A contractor employed by Nightwing, the Dulles-based government services firm spun out of Raytheon, maintained a public GitHub repository named “Private-CISA” that exposed admin credentials to three AWS GovCloud accounts, dozens of internal CISA system credentials in plaintext CSV form, and detailed documentation of CISA’s internal software development lifecycle including artifactory access. The repository was discovered May 15 by Guillaume Valadon, a researcher at GitGuardian.

The exposure has been described by several security researchers as among the most egregious government data leaks in recent years. The artifactory access in particular raised supply-chain concerns: with the credentials shown in the repository, an attacker would have had the ability to alter packages distributed within CISA’s internal build pipelines, a vector that would be difficult to detect from the consumer side and could persist across multiple deployments.

CISA, in a statement issued late Monday, said the agency had found no indication that sensitive data was actually compromised. The AWS keys involved, however, remained valid for approximately 48 hours after the GitHub account hosting the repository was taken offline — a window that, in the language of incident response, is long enough to matter.

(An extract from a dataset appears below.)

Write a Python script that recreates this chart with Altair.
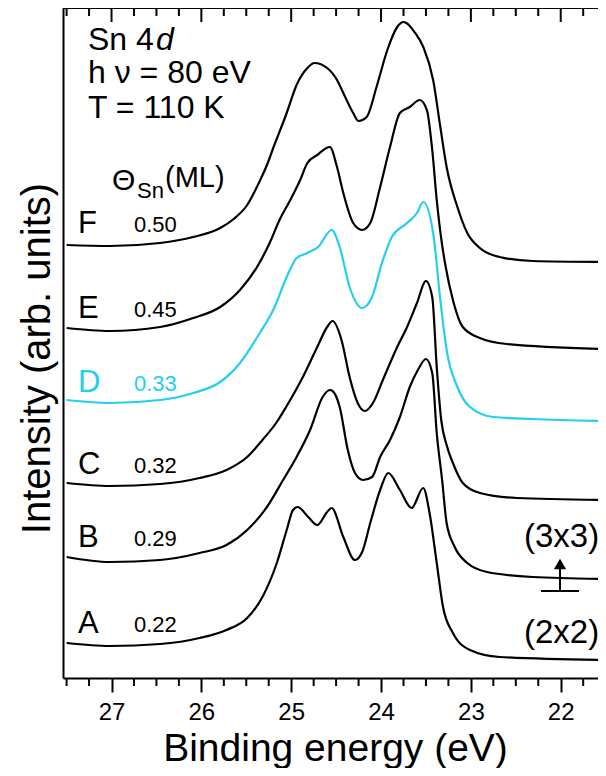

The agency has not detailed what compensating controls existed during that window or how the residual exposure was rotated and audited.

The political context is uncomfortable. CISA has lost roughly a third of its workforce since the start of 2025 through a combination of voluntary departures and reductions in force. The agency’s mandate has been reframed away from broad infrastructure-wide coordination and toward narrower election-security and federal-agency support roles. The contractor relationship that produced the leak is one of many that the reduced internal workforce has been leaning on more heavily.

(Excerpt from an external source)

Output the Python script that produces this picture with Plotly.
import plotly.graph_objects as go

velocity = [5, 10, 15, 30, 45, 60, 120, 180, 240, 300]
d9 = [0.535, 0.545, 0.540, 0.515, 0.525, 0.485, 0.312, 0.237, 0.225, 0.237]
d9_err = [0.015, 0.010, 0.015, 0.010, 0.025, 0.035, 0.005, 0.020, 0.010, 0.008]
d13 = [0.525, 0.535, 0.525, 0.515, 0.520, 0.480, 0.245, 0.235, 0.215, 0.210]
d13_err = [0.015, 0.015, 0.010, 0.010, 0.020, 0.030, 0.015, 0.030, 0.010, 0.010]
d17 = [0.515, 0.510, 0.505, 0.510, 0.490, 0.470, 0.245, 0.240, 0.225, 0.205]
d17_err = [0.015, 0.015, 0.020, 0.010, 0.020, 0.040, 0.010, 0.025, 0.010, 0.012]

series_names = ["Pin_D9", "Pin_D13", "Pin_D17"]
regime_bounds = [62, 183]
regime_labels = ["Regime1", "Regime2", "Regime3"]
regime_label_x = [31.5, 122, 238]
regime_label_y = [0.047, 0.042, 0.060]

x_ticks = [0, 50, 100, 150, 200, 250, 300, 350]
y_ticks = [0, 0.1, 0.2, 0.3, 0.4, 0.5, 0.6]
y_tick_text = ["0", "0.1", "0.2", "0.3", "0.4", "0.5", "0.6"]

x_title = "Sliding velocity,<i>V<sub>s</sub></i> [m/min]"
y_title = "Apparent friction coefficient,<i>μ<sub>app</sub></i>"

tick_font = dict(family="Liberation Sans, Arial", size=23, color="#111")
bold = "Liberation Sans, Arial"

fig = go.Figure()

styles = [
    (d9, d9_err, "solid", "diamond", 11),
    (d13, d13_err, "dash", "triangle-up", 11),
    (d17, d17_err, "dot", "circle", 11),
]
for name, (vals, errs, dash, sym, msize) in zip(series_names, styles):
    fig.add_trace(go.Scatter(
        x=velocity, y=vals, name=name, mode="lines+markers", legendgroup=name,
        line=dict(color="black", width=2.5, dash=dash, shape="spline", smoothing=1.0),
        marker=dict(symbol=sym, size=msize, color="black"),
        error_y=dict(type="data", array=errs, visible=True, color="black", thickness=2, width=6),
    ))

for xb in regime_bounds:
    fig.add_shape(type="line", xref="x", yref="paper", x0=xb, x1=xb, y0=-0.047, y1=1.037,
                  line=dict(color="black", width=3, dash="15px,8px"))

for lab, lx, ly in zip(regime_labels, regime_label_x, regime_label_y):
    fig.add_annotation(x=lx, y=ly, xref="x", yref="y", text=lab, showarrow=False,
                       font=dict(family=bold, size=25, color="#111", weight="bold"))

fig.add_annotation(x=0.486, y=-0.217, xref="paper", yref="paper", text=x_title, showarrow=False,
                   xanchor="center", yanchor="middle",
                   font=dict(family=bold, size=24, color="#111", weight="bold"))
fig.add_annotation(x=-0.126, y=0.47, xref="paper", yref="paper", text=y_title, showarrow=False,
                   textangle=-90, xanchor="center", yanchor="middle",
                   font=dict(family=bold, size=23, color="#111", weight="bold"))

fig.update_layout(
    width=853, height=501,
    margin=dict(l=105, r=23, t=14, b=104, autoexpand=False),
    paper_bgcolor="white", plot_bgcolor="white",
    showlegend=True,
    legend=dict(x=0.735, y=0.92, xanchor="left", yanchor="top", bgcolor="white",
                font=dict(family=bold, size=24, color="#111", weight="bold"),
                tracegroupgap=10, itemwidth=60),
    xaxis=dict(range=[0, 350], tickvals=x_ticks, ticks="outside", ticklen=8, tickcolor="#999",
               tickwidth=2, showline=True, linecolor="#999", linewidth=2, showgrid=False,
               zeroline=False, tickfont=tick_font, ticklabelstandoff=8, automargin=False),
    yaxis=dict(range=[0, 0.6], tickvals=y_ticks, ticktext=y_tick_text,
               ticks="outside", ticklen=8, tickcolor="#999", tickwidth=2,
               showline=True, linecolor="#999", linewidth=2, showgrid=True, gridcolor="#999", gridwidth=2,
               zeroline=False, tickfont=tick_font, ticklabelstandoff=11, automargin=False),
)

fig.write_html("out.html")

For private-sector security leaders, the operational takeaway is direct. Third-party access to production credentials, even at organizations that should be among the best-prepared in the world, is leaking through personal-device and personal-account vectors at a rate that defies the assumption that paid managed-security services are sufficient compensating controls. The mature posture is to assume that any credential issued to a contractor will eventually appear in a public repository, and to architect detection, rotation, and blast-radius limitation around that assumption.

Congressional reaction has been fast. Members of both parties on the House Homeland Security Committee have demanded a closed-door briefing on the incident within the week.